The boy caught the spade from his father’s hands, and at no great distance began to dig another pit. His father asked why he dug that pit; and he answered,—

“I too, when thou art aged, father mine,

Will treat my father as thou treatest thine;

Following the custom of the family,

Deep in a pit I too will bury thee.”

By repeating a few more stanzas the son convinced his father that he was about to commit a great crime. The father, penitent, seated himself in the cart with his son and the old man, and they returned home. There the husband gave the wicked wife a sound drubbing, bundled her heels over head out of the house, and bade her never darken his doors again. [The rest of the story, which has no connection with ours, tells how the little son by a trick made his mother repent and become a good woman, and brought about a reconciliation between her and his father.]

The chief difference between our Pampango variant and the “Jātaka,” it will be seen, is in the prominent rôle played by the wife in the latter. She is lacking altogether in the Filipino story. The resemblances are strong, on the other hand. The father plans to kill the grandfather,—a turn seldom found in the Occidental versions,—and, accompanied by his son, he goes out to the forest (in the Indian, cemetery) to despatch the old man. The small boy’s thinking (or pretending to think) it a family custom to put old men out of the way is found in both stories. Our Pampango variant appears to me to represent a form even older than the “Jātaka,” but at the same time a form that is historically connected with that Indian tale.

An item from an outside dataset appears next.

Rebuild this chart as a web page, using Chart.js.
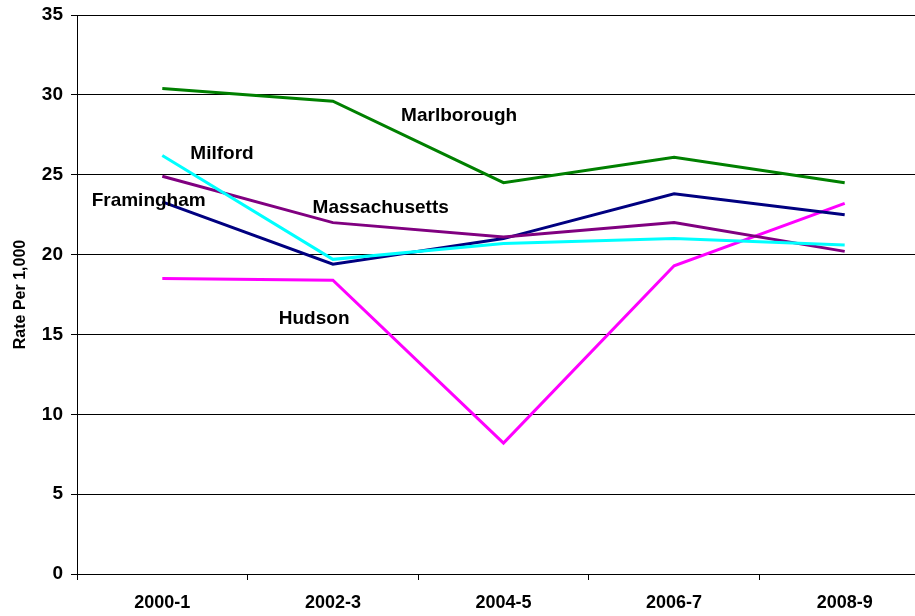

Of our two main stories,—“Respect Old Age” and “The Golden Rule,”—the second is very likely derived from Europe. Compare it, for instance, with Grimm, No. 78. The “machinery” of the wooden plates establishes the relationship, I believe. This form of the story, however, is not unlike an Oriental Märchen cited by Clouston (op. cit., 2 : 377). It is from a Canarese collection of tales called the “Kathá Manjarí,” and runs thus:—

A rich man used to feed his father with congi from an old broken dish. His son saw this, and hid the dish. Afterwards the rich man, having asked his father where it was, beat him [because he could not tell]. The boy exclaimed, “Don’t beat grandfather! I hid the dish, because, when I become a man, I may be unable to buy another one for you.” When the rich man heard this, he was ashamed, and afterwards treated his father kindly.

The Pangasinanes may have got this story of “The Golden Rule” through the Church, from some priest’s sermon.